DIRECTIVE |
Starting with the first line below, extract each line through the one that contains "0.0015, 0.0002, 0.0000093];", inclusive, excluding pictures.

begin

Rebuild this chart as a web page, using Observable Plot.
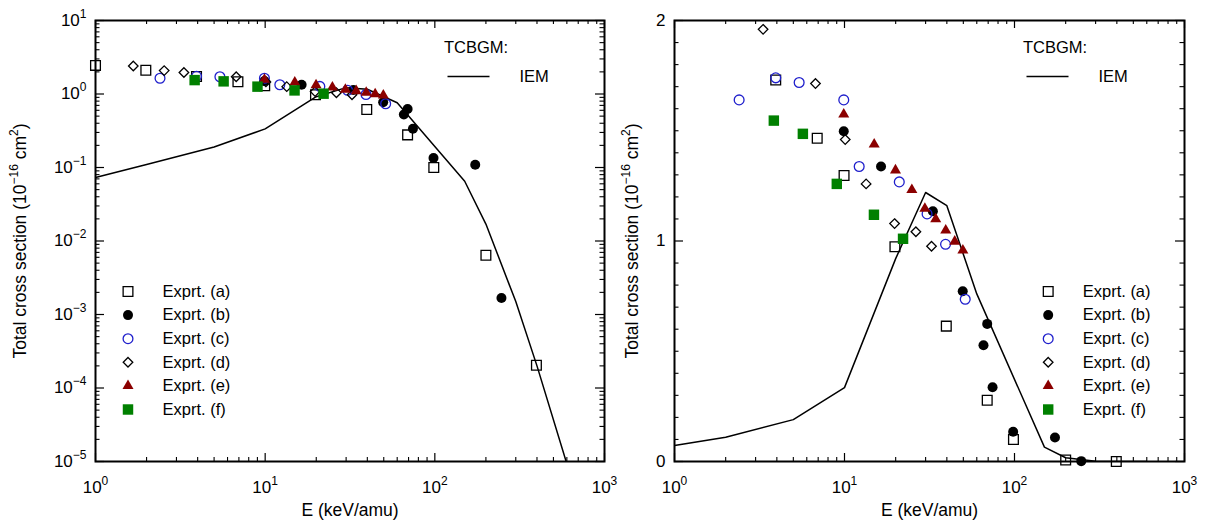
<!DOCTYPE html>
<html><head><meta charset="utf-8">
<script src="https://cdn.jsdelivr.net/npm/d3@7"></script>
<script src="https://cdn.jsdelivr.net/npm/@observablehq/plot@0.6"></script>
<style>
body{margin:0;background:#fff;}
#wrap{position:relative;width:1205px;height:522px;overflow:hidden;background:#fff;}
#wrap svg{position:absolute;top:0;}
</style></head><body><div id="wrap"></div>
<script>
// ---- data (E in keV/amu, cross section in 1e-16 cm^2) ----
const aE = [1.0, 1.98, 3.94, 6.91, 9.94, 19.8, 39.7, 69.1, 98.6, 200, 397];
const aS = [2.45, 2.10, 1.73, 1.466, 1.297, 0.974, 0.614, 0.278, 0.10, 0.0064, 0.000204];
const bE = [9.9, 16.4, 33.1, 49.6, 65.7, 69.1, 74.3, 98.2, 173, 247];
const bS = [1.498, 1.338, 1.135, 0.772, 0.527, 0.624, 0.337, 0.135, 0.109, 0.00168];
const cE = [2.40, 3.94, 5.41, 9.9, 12.2, 21.0, 30.6, 39.3, 51.3];
const cS = [1.64, 1.74, 1.719, 1.64, 1.338, 1.268, 1.123, 0.985, 0.736];
const dE = [1.67, 2.54, 3.32, 6.75, 10.1, 13.4, 19.7, 26.3, 32.5];
const dS = [2.40, 2.08, 1.96, 1.714, 1.46, 1.259, 1.079, 1.042, 0.976];
const eE = [9.9, 14.95, 19.95, 24.9, 29.7, 34.4, 39.4, 44.5, 49.7];
const eS = [1.574, 1.438, 1.321, 1.232, 1.147, 1.099, 1.048, 0.998, 0.958];
const fE = [3.84, 5.69, 9.01, 14.9, 22.1];
const fS = [1.546, 1.486, 1.259, 1.119, 1.01];
const iemE = [1, 2, 5, 10, 20, 30, 40, 60, 150, 200, 300, 400, 600];
const iemS = [0.073, 0.11, 0.19, 0.335, 0.92, 1.22, 1.16, 0.76, 0.065, 0.017, 0.0015, 0.0002, 0.0000093];

const seriesLabels = ["Exprt. (a)", "Exprt. (b)", "Exprt. (c)", "Exprt. (d)", "Exprt. (e)", "Exprt. (f)"];
const xMajor = [1, 10, 100, 1000];
const xMinor = [2,3,4,5,6,7,8,9,20,30,40,50,60,70,80,90,200,300,400,500,600,700,800,900];
const yLogMajor = [1e-5, 1e-4, 1e-3, 1e-2, 1e-1, 1, 10];
const yLinMajor = [0, 1, 2];
const yLinMinor = [0.1,0.2,0.3,0.4,0.5,0.6,0.7,0.8,0.9,1.1,1.2,1.3,1.4,1.5,1.6,1.7,1.8,1.9];
const yTitle = "Total cross section (10^{\u221216} cm^{2})";
const xTitle = "E (keV/amu)";

const FONT = "'Liberation Sans', Arial, Helvetica, sans-serif";
const BLUE = "#1f1fcc", DARKRED = "#8b0000", GREEN = "#008000";

const styles = [
  {symbol: "square2", r: 6.2, fill: "none", stroke: "black", strokeWidth: 1.3},
  {symbol: "circle", r: 5, fill: "black", stroke: "none"},
  {symbol: "circle", r: 4.9, fill: "none", stroke: BLUE, strokeWidth: 1.3},
  {symbol: "diamond2", r: 4.3, fill: "none", stroke: "black", strokeWidth: 1.3},
  {symbol: "triangle", r: 4.1, fill: DARKRED, stroke: "none"},
  {symbol: "square", r: 5.9, fill: GREEN, stroke: "none"}
];
const seriesE = [aE, bE, cE, dE, eE, fE];
const seriesS = [aS, bS, cS, dS, eS, fS];
const rows = (E, S) => E.map((e, i) => ({E: e, S: S[i]}));
const iem = rows(iemE, iemS);

const hline = {draw(ctx) { ctx.moveTo(-21, 0); ctx.lineTo(21, 0); }};

function logMinor(decades) {
  const out = [];
  for (const d of decades) for (let k = 2; k <= 9; k++) out.push(d * k);
  return out;
}
function expLabel(d) {
  const p = Math.round(Math.log10(d));
  return "10^{" + String(p).replace("-", "\u2212") + "}";
}

function supify(svg) {
  d3.select(svg).selectAll("text").each(function() {
    const t = this.textContent;
    if (!t.includes("^{")) return;
    const sel = d3.select(this);
    sel.text(null);
    const re = /\^\{([^}]*)\}/g;
    let last = 0, m, pending = 0;
    const add = (s, sup) => {
      if (!s) return;
      const ts = sel.append("tspan").text(s);
      if (sup) { ts.attr("font-size", 12).attr("dy", -8); pending = 8; }
      else if (pending) { ts.attr("dy", pending); pending = 0; }
    };
    while ((m = re.exec(t))) {
      add(t.slice(last, m.index), false);
      add(m[1], true);
      last = re.lastIndex;
    }
    add(t.slice(last), false);
  });
}

const H = 522, MT = 20, MB = 61, FH = H - MT - MB;

function panel({width, marginLeft, marginRight, y, yMajor, yMinor, yFormat, yPad, titleDx, legendDx, filterMax}) {
  const FW = width - marginLeft - marginRight;
  const marks = [];
  // ticks (inward, all four sides)
  marks.push(Plot.tickX(xMajor, {x: d => d, insetTop: FH - 8, strokeWidth: 1.2}));
  marks.push(Plot.tickX(xMajor, {x: d => d, insetBottom: FH - 8, strokeWidth: 1.2}));
  marks.push(Plot.tickX(xMinor, {x: d => d, insetTop: FH - 4, strokeWidth: 1.1}));
  marks.push(Plot.tickX(xMinor, {x: d => d, insetBottom: FH - 4, strokeWidth: 1.1}));
  marks.push(Plot.tickY(yMajor, {y: d => d, insetRight: FW - 9, strokeWidth: 1.2}));
  marks.push(Plot.tickY(yMajor, {y: d => d, insetLeft: FW - 9, strokeWidth: 1.2}));
  marks.push(Plot.tickY(yMinor, {y: d => d, insetRight: FW - 4.5, strokeWidth: 1.1}));
  marks.push(Plot.tickY(yMinor, {y: d => d, insetLeft: FW - 4.5, strokeWidth: 1.1}));
  marks.push(Plot.frame({stroke: "black", strokeWidth: 2}));
  // IEM curve
  marks.push(Plot.line(iem, {x: "E", y: "S", stroke: "black", strokeWidth: 1.5, clip: true}));
  // data
  seriesE.forEach((E, k) => {
    const data = rows(E, seriesS[k]).filter(d => d.S <= filterMax);
    marks.push(Plot.dot(data, {x: "E", y: "S", ...styles[k]}));
  });
  // legend of experiments
  seriesLabels.forEach((lab, k) => {
    const dy = 271 + k * 23.6;
    marks.push(Plot.dot([lab], {x: null, y: null, frameAnchor: "top-left", dx: legendDx, dy, ...styles[k]}));
    marks.push(Plot.text([lab], {x: null, y: null, text: d => d, frameAnchor: "top-left", dx: legendDx + 34.5, dy,
      textAnchor: "start", lineAnchor: "middle", fontSize: 16.5}));
  });
  // TCBGM legend
  marks.push(Plot.text(["TCBGM:"], {x: null, y: null, text: d => d, frameAnchor: "top-left", dx: 348.5, dy: 27,
    textAnchor: "start", lineAnchor: "middle", fontSize: 16.5}));
  marks.push(Plot.dot(["IEM"], {x: null, y: null, frameAnchor: "top-left", dx: 373, dy: 56, symbol: hline,
    fill: "none", stroke: "black", strokeWidth: 1.4}));
  marks.push(Plot.text(["IEM"], {x: null, y: null, text: d => d, frameAnchor: "top-left", dx: 424, dy: 56,
    textAnchor: "start", lineAnchor: "middle", fontSize: 16.5}));
  // axes
  marks.push(Plot.axisX({ticks: xMajor, tickFormat: expLabel, tickSize: 0, tickPadding: 19, label: null, fontSize: 17}));
  marks.push(Plot.axisY({ticks: yMajor, tickFormat: yFormat, tickSize: 0, tickPadding: yPad, label: null, fontSize: 17}));
  marks.push(Plot.text([xTitle], {x: null, y: null, text: d => d, frameAnchor: "bottom", dy: 49,
    textAnchor: "middle", lineAnchor: "middle", fontSize: 17.5}));
  marks.push(Plot.text([yTitle], {x: null, y: null, text: d => d, frameAnchor: "left", dx: titleDx, rotate: -90,
    textAnchor: "middle", lineAnchor: "middle", fontSize: 17.5}));

  const svg = Plot.plot({
    width, height: H, marginTop: MT, marginBottom: MB, marginLeft, marginRight,
    x: {type: "log", domain: [1, 1000]},
    y,
    style: {fontFamily: FONT, fontSize: "17px", background: "transparent", color: "black", overflow: "visible"},
    marks
  });
  supify(svg);
  return svg;
}

const left = panel({
  width: 610, marginLeft: 95, marginRight: 6,
  y: {type: "log", domain: [1e-5, 10]},
  yMajor: yLogMajor, yMinor: logMinor([1e-5, 1e-4, 1e-3, 1e-2, 1e-1, 1]),
  yFormat: expLabel, yPad: 9, titleDx: -75, legendDx: 32.5, filterMax: Infinity
});
const right = panel({
  width: 600, marginLeft: 69, marginRight: 21,
  y: {type: "linear", domain: [0, 2]},
  yMajor: yLinMajor, yMinor: yLinMinor,
  yFormat: d => String(d), yPad: 9, titleDx: -42, legendDx: 373.7, filterMax: 2
});
left.style.left = "0px";
right.style.left = "605px";
document.getElementById("wrap").append(left, right);
</script></body></html>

end

WRITTEN ANSWER |
Rebuild this chart as a web page, using Observable Plot.
<!DOCTYPE html>
<html><head><meta charset="utf-8">
<script src="https://cdn.jsdelivr.net/npm/d3@7"></script>
<script src="https://cdn.jsdelivr.net/npm/@observablehq/plot@0.6"></script>
<style>
body{margin:0;background:#fff;}
#wrap{position:relative;width:1205px;height:522px;overflow:hidden;background:#fff;}
#wrap svg{position:absolute;top:0;}
</style></head><body><div id="wrap"></div>
<script>
// ---- data (E in keV/amu, cross section in 1e-16 cm^2) ----
const aE = [1.0, 1.98, 3.94, 6.91, 9.94, 19.8, 39.7, 69.1, 98.6, 200, 397];
const aS = [2.45, 2.10, 1.73, 1.466, 1.297, 0.974, 0.614, 0.278, 0.10, 0.0064, 0.000204];
const bE = [9.9, 16.4, 33.1, 49.6, 65.7, 69.1, 74.3, 98.2, 173, 247];
const bS = [1.498, 1.338, 1.135, 0.772, 0.527, 0.624, 0.337, 0.135, 0.109, 0.00168];
const cE = [2.40, 3.94, 5.41, 9.9, 12.2, 21.0, 30.6, 39.3, 51.3];
const cS = [1.64, 1.74, 1.719, 1.64, 1.338, 1.268, 1.123, 0.985, 0.736];
const dE = [1.67, 2.54, 3.32, 6.75, 10.1, 13.4, 19.7, 26.3, 32.5];
const dS = [2.40, 2.08, 1.96, 1.714, 1.46, 1.259, 1.079, 1.042, 0.976];
const eE = [9.9, 14.95, 19.95, 24.9, 29.7, 34.4, 39.4, 44.5, 49.7];
const eS = [1.574, 1.438, 1.321, 1.232, 1.147, 1.099, 1.048, 0.998, 0.958];
const fE = [3.84, 5.69, 9.01, 14.9, 22.1];
const fS = [1.546, 1.486, 1.259, 1.119, 1.01];
const iemE = [1, 2, 5, 10, 20, 30, 40, 60, 150, 200, 300, 400, 600];
const iemS = [0.073, 0.11, 0.19, 0.335, 0.92, 1.22, 1.16, 0.76, 0.065, 0.017, 0.0015, 0.0002, 0.0000093];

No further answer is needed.